● **WHAT TO PRODUCE**
Write out each line word for word. Drop pictures.

● **SOURCE MATERIAL**
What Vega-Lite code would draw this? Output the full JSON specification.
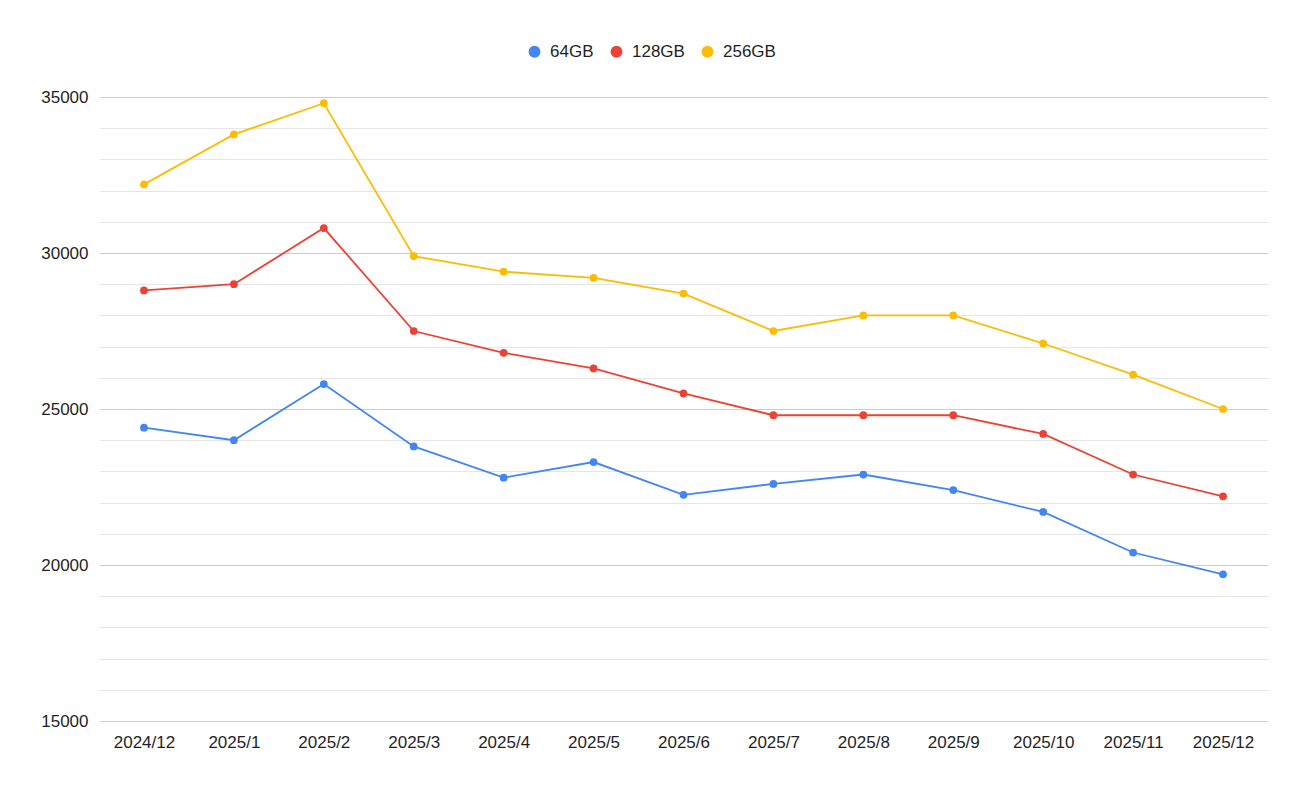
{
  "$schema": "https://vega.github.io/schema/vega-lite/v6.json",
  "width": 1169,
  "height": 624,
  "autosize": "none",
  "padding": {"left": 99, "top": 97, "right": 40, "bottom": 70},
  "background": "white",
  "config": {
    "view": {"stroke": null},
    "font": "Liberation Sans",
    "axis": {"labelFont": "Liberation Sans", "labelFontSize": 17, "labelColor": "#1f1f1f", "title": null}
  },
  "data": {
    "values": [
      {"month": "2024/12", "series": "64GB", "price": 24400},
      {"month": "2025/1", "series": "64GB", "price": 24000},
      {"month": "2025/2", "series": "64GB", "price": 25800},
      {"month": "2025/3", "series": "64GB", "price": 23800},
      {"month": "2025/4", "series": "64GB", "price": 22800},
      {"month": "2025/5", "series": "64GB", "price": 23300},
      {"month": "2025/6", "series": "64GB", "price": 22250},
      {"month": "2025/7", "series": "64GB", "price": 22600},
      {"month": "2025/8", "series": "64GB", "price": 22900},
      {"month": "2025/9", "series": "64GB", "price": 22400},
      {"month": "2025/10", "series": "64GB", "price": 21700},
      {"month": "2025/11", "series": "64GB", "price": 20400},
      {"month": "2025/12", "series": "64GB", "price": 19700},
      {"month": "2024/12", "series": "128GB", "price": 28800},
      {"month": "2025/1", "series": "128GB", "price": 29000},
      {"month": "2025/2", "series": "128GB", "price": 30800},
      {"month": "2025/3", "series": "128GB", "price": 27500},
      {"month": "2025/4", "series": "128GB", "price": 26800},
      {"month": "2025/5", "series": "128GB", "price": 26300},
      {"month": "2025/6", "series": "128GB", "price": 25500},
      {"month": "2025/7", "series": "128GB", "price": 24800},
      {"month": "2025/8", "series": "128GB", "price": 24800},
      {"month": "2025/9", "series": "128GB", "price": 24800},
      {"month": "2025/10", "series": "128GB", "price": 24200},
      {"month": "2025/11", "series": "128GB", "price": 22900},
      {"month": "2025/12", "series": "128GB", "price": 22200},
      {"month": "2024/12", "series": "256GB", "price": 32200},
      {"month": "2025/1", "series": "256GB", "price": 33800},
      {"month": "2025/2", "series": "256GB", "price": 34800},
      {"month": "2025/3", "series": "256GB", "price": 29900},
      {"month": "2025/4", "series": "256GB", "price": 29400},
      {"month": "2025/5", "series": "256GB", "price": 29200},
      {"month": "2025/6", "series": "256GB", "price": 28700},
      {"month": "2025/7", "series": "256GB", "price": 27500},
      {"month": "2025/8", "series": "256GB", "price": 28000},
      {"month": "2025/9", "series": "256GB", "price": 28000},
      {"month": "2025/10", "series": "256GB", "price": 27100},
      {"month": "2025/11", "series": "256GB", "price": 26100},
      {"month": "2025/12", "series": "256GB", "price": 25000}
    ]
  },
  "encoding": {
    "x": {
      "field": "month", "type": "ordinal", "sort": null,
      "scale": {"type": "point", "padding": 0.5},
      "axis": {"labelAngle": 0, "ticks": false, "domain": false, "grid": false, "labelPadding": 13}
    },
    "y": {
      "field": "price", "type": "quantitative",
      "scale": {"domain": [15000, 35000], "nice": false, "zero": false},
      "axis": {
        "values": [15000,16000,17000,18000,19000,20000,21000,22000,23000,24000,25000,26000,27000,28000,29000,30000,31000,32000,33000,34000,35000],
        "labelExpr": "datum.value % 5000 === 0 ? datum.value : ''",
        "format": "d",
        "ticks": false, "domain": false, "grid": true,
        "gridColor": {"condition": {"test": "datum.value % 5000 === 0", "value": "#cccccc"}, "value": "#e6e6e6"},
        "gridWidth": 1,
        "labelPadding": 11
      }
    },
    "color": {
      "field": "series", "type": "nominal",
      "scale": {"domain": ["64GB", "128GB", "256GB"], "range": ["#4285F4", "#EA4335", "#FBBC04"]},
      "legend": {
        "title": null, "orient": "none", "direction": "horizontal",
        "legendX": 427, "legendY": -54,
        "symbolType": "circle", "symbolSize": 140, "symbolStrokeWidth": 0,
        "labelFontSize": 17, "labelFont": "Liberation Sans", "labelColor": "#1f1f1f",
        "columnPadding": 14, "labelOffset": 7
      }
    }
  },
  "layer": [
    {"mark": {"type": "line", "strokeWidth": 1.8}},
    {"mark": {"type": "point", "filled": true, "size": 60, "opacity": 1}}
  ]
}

● **RESPONSE TO THIS TASK**
What Vega-Lite code would draw this? Output the full JSON specification.
{
  "$schema": "https://vega.github.io/schema/vega-lite/v6.json",
  "width": 1169,
  "height": 624,
  "autosize": "none",
  "padding": {"left": 99, "top": 97, "right": 40, "bottom": 70},
  "background": "white",
  "config": {
    "view": {"stroke": null},
    "font": "Liberation Sans",
    "axis": {"labelFont": "Liberation Sans", "labelFontSize": 17, "labelColor": "#1f1f1f", "title": null}
  },
  "data": {
    "values": [
      {"month": "2024/12", "series": "64GB", "price": 24400},
      {"month": "2025/1", "series": "64GB", "price": 24000},
      {"month": "2025/2", "series": "64GB", "price": 25800},
      {"month": "2025/3", "series": "64GB", "price": 23800},
      {"month": "2025/4", "series": "64GB", "price": 22800},
      {"month": "2025/5", "series": "64GB", "price": 23300},
      {"month": "2025/6", "series": "64GB", "price": 22250},
      {"month": "2025/7", "series": "64GB", "price": 22600},
      {"month": "2025/8", "series": "64GB", "price": 22900},
      {"month": "2025/9", "series": "64GB", "price": 22400},
      {"month": "2025/10", "series": "64GB", "price": 21700},
      {"month": "2025/11", "series": "64GB", "price": 20400},
      {"month": "2025/12", "series": "64GB", "price": 19700},
      {"month": "2024/12", "series": "128GB", "price": 28800},
      {"month": "2025/1", "series": "128GB", "price": 29000},
      {"month": "2025/2", "series": "128GB", "price": 30800},
      {"month": "2025/3", "series": "128GB", "price": 27500},
      {"month": "2025/4", "series": "128GB", "price": 26800},
      {"month": "2025/5", "series": "128GB", "price": 26300},
      {"month": "2025/6", "series": "128GB", "price": 25500},
      {"month": "2025/7", "series": "128GB", "price": 24800},
      {"month": "2025/8", "series": "128GB", "price": 24800},
      {"month": "2025/9", "series": "128GB", "price": 24800},
      {"month": "2025/10", "series": "128GB", "price": 24200},
      {"month": "2025/11", "series": "128GB", "price": 22900},
      {"month": "2025/12", "series": "128GB", "price": 22200},
      {"month": "2024/12", "series": "256GB", "price": 32200},
      {"month": "2025/1", "series": "256GB", "price": 33800},
      {"month": "2025/2", "series": "256GB", "price": 34800},
      {"month": "2025/3", "series": "256GB", "price": 29900},
      {"month": "2025/4", "series": "256GB", "price": 29400},
      {"month": "2025/5", "series": "256GB", "price": 29200},
      {"month": "2025/6", "series": "256GB", "price": 28700},
      {"month": "2025/7", "series": "256GB", "price": 27500},
      {"month": "2025/8", "series": "256GB", "price": 28000},
      {"month": "2025/9", "series": "256GB", "price": 28000},
      {"month": "2025/10", "series": "256GB", "price": 27100},
      {"month": "2025/11", "series": "256GB", "price": 26100},
      {"month": "2025/12", "series": "256GB", "price": 25000}
    ]
  },
  "encoding": {
    "x": {
      "field": "month", "type": "ordinal", "sort": null,
      "scale": {"type": "point", "padding": 0.5},
      "axis": {"labelAngle": 0, "ticks": false, "domain": false, "grid": false, "labelPadding": 13}
    },
    "y": {
      "field": "price", "type": "quantitative",
      "scale": {"domain": [15000, 35000], "nice": false, "zero": false},
      "axis": {
        "values": [15000,16000,17000,18000,19000,20000,21000,22000,23000,24000,25000,26000,27000,28000,29000,30000,31000,32000,33000,34000,35000],
        "labelExpr": "datum.value % 5000 === 0 ? datum.value : ''",
        "format": "d",
        "ticks": false, "domain": false, "grid": true,
        "gridColor": {"condition": {"test": "datum.value % 5000 === 0", "value": "#cccccc"}, "value": "#e6e6e6"},
        "gridWidth": 1,
        "labelPadding": 11
      }
    },
    "color": {
      "field": "series", "type": "nominal",
      "scale": {"domain": ["64GB", "128GB", "256GB"], "range": ["#4285F4", "#EA4335", "#FBBC04"]},
      "legend": {
        "title": null, "orient": "none", "direction": "horizontal",
        "legendX": 427, "legendY": -54,
        "symbolType": "circle", "symbolSize": 140, "symbolStrokeWidth": 0,
        "labelFontSize": 17, "labelFont": "Liberation Sans", "labelColor": "#1f1f1f",
        "columnPadding": 14, "labelOffset": 7
      }
    }
  },
  "layer": [
    {"mark": {"type": "line", "strokeWidth": 1.8}},
    {"mark": {"type": "point", "filled": true, "size": 60, "opacity": 1}}
  ]
}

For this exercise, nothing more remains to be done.